◆ Information shown:
- - - - - - -

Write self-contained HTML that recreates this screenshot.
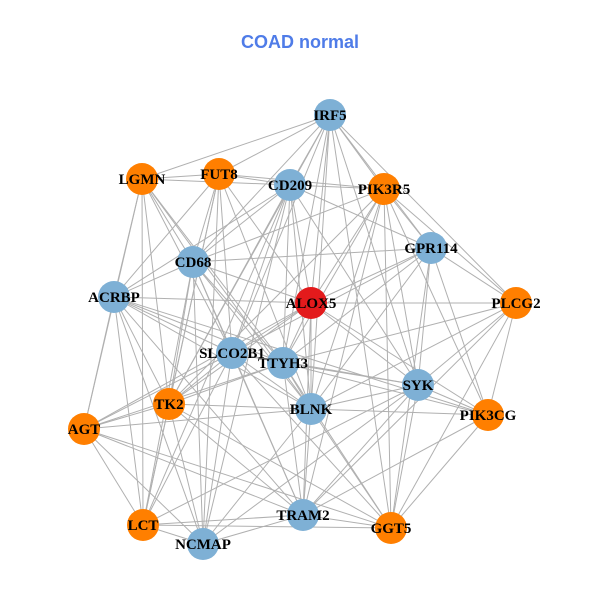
<!DOCTYPE html>
<html><head><meta charset="utf-8"><style>
html,body{margin:0;padding:0;background:#fff;}
svg{display:block;}
</style></head><body>
<svg id="g" width="600" height="600" xmlns="http://www.w3.org/2000/svg">
<rect width="600" height="600" fill="#fff"/>
<text x="300" y="48" text-anchor="middle" font-family="Liberation Sans, sans-serif" font-weight="bold" font-size="18" fill="#4f7ce8">COAD normal</text>
<g id="edges" stroke="#b0b0b0" stroke-width="1"></g>
<g id="nodes"></g>
<g id="labels" font-family="Liberation Serif, serif" font-weight="bold" font-size="15" fill="#000" text-anchor="middle"></g>
</svg>
<script>
var N={IRF5:[330,115,'b'],LGMN:[142,179,'o'],FUT8:[219,174,'o'],CD209:[290,185,'b'],PIK3R5:[384,189,'o'],GPR114:[431,248,'b'],CD68:[193,262,'b'],ACRBP:[114,297,'b'],ALOX5:[311,303,'r'],PLCG2:[516,303,'o'],SLCO2B1:[232,353,'b'],TTYH3:[283,363,'b'],SYK:[418,385,'b'],TK2:[169,404,'o'],BLNK:[311,409,'b'],PIK3CG:[488,415,'o'],AGT:[84,429,'o'],TRAM2:[303,515,'b'],LCT:[143,525,'o'],GGT5:[391,528,'o'],NCMAP:[203,544,'b']};
var E={IRF5:'LGMN FUT8 CD209 PIK3R5 GPR114 PLCG2 ALOX5 BLNK SLCO2B1 TTYH3 CD68 SYK TK2 GGT5',
LGMN:'FUT8 CD209 ACRBP AGT TK2 LCT SLCO2B1 TTYH3 BLNK CD68',
FUT8:'CD209 PIK3R5 ACRBP CD68 TK2 LCT SLCO2B1 NCMAP BLNK ALOX5',
CD209:'PIK3R5 GPR114 CD68 ACRBP SLCO2B1 TTYH3 BLNK ALOX5 TK2 LCT NCMAP SYK',
PIK3R5:'CD68 GPR114 PLCG2 ALOX5 BLNK TTYH3 SYK PIK3CG GGT5 TRAM2 TK2',
GPR114:'CD68 PLCG2 ALOX5 SYK BLNK PIK3CG GGT5 TTYH3 SLCO2B1',
CD68:'ACRBP ALOX5 SLCO2B1 TTYH3 BLNK TK2 LCT NCMAP TRAM2',
ACRBP:'ALOX5 SLCO2B1 TTYH3 BLNK TK2 AGT LCT NCMAP TRAM2',
ALOX5:'PLCG2 SLCO2B1 TTYH3 BLNK SYK PIK3CG TK2 AGT TRAM2',
PLCG2:'SYK PIK3CG GGT5 TTYH3 BLNK TRAM2',
SLCO2B1:'TTYH3 BLNK SYK TK2 AGT LCT NCMAP TRAM2 GGT5',
TTYH3:'BLNK SYK PIK3CG TK2 AGT GGT5 TRAM2',
SYK:'BLNK PIK3CG GGT5 TRAM2 LCT NCMAP',
TK2:'BLNK AGT LCT NCMAP TRAM2 GGT5',
BLNK:'PIK3CG AGT TRAM2 GGT5 NCMAP',
PIK3CG:'GGT5 TRAM2 ACRBP',
AGT:'LCT NCMAP TRAM2 GGT5',
TRAM2:'LCT NCMAP GGT5',
LCT:'NCMAP GGT5'};
var ns='http://www.w3.org/2000/svg';
function el(t,a,p){var e=document.createElementNS(ns,t);for(var k in a)e.setAttribute(k,a[k]);document.getElementById(p).appendChild(e);return e;}
for(var a in E){E[a].split(' ').forEach(function(b){var p=N[a],q=N[b];el('line',{x1:p[0],y1:p[1],x2:q[0],y2:q[1]},'edges');});}
var C={b:'#7eb0d5',o:'#ff7f00',r:'#e31a1c'};
for(var k in N){var p=N[k];el('circle',{cx:p[0],cy:p[1],r:16,fill:C[p[2]]},'nodes');var t=el('text',{x:p[0],y:p[1]+5},'labels');t.textContent=k;}
</script>
</body></html>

- - - - - - -

◆ Aim:
Please write out all the data again word for word, but not the pictures.

◆ Answer to the task:
Write self-contained HTML that recreates this screenshot.
<!DOCTYPE html>
<html><head><meta charset="utf-8"><style>
html,body{margin:0;padding:0;background:#fff;}
svg{display:block;}
</style></head><body>
<svg id="g" width="600" height="600" xmlns="http://www.w3.org/2000/svg">
<rect width="600" height="600" fill="#fff"/>
<text x="300" y="48" text-anchor="middle" font-family="Liberation Sans, sans-serif" font-weight="bold" font-size="18" fill="#4f7ce8">COAD normal</text>
<g id="edges" stroke="#b0b0b0" stroke-width="1"></g>
<g id="nodes"></g>
<g id="labels" font-family="Liberation Serif, serif" font-weight="bold" font-size="15" fill="#000" text-anchor="middle"></g>
</svg>
<script>
var N={IRF5:[330,115,'b'],LGMN:[142,179,'o'],FUT8:[219,174,'o'],CD209:[290,185,'b'],PIK3R5:[384,189,'o'],GPR114:[431,248,'b'],CD68:[193,262,'b'],ACRBP:[114,297,'b'],ALOX5:[311,303,'r'],PLCG2:[516,303,'o'],SLCO2B1:[232,353,'b'],TTYH3:[283,363,'b'],SYK:[418,385,'b'],TK2:[169,404,'o'],BLNK:[311,409,'b'],PIK3CG:[488,415,'o'],AGT:[84,429,'o'],TRAM2:[303,515,'b'],LCT:[143,525,'o'],GGT5:[391,528,'o'],NCMAP:[203,544,'b']};
var E={IRF5:'LGMN FUT8 CD209 PIK3R5 GPR114 PLCG2 ALOX5 BLNK SLCO2B1 TTYH3 CD68 SYK TK2 GGT5',
LGMN:'FUT8 CD209 ACRBP AGT TK2 LCT SLCO2B1 TTYH3 BLNK CD68',
FUT8:'CD209 PIK3R5 ACRBP CD68 TK2 LCT SLCO2B1 NCMAP BLNK ALOX5',
CD209:'PIK3R5 GPR114 CD68 ACRBP SLCO2B1 TTYH3 BLNK ALOX5 TK2 LCT NCMAP SYK',
PIK3R5:'CD68 GPR114 PLCG2 ALOX5 BLNK TTYH3 SYK PIK3CG GGT5 TRAM2 TK2',
GPR114:'CD68 PLCG2 ALOX5 SYK BLNK PIK3CG GGT5 TTYH3 SLCO2B1',
CD68:'ACRBP ALOX5 SLCO2B1 TTYH3 BLNK TK2 LCT NCMAP TRAM2',
ACRBP:'ALOX5 SLCO2B1 TTYH3 BLNK TK2 AGT LCT NCMAP TRAM2',
ALOX5:'PLCG2 SLCO2B1 TTYH3 BLNK SYK PIK3CG TK2 AGT TRAM2',
PLCG2:'SYK PIK3CG GGT5 TTYH3 BLNK TRAM2',
SLCO2B1:'TTYH3 BLNK SYK TK2 AGT LCT NCMAP TRAM2 GGT5',
TTYH3:'BLNK SYK PIK3CG TK2 AGT GGT5 TRAM2',
SYK:'BLNK PIK3CG GGT5 TRAM2 LCT NCMAP',
TK2:'BLNK AGT LCT NCMAP TRAM2 GGT5',
BLNK:'PIK3CG AGT TRAM2 GGT5 NCMAP',
PIK3CG:'GGT5 TRAM2 ACRBP',
AGT:'LCT NCMAP TRAM2 GGT5',
TRAM2:'LCT NCMAP GGT5',
LCT:'NCMAP GGT5'};
var ns='http://www.w3.org/2000/svg';
function el(t,a,p){var e=document.createElementNS(ns,t);for(var k in a)e.setAttribute(k,a[k]);document.getElementById(p).appendChild(e);return e;}
for(var a in E){E[a].split(' ').forEach(function(b){var p=N[a],q=N[b];el('line',{x1:p[0],y1:p[1],x2:q[0],y2:q[1]},'edges');});}
var C={b:'#7eb0d5',o:'#ff7f00',r:'#e31a1c'};
for(var k in N){var p=N[k];el('circle',{cx:p[0],cy:p[1],r:16,fill:C[p[2]]},'nodes');var t=el('text',{x:p[0],y:p[1]+5},'labels');t.textContent=k;}
</script>
</body></html>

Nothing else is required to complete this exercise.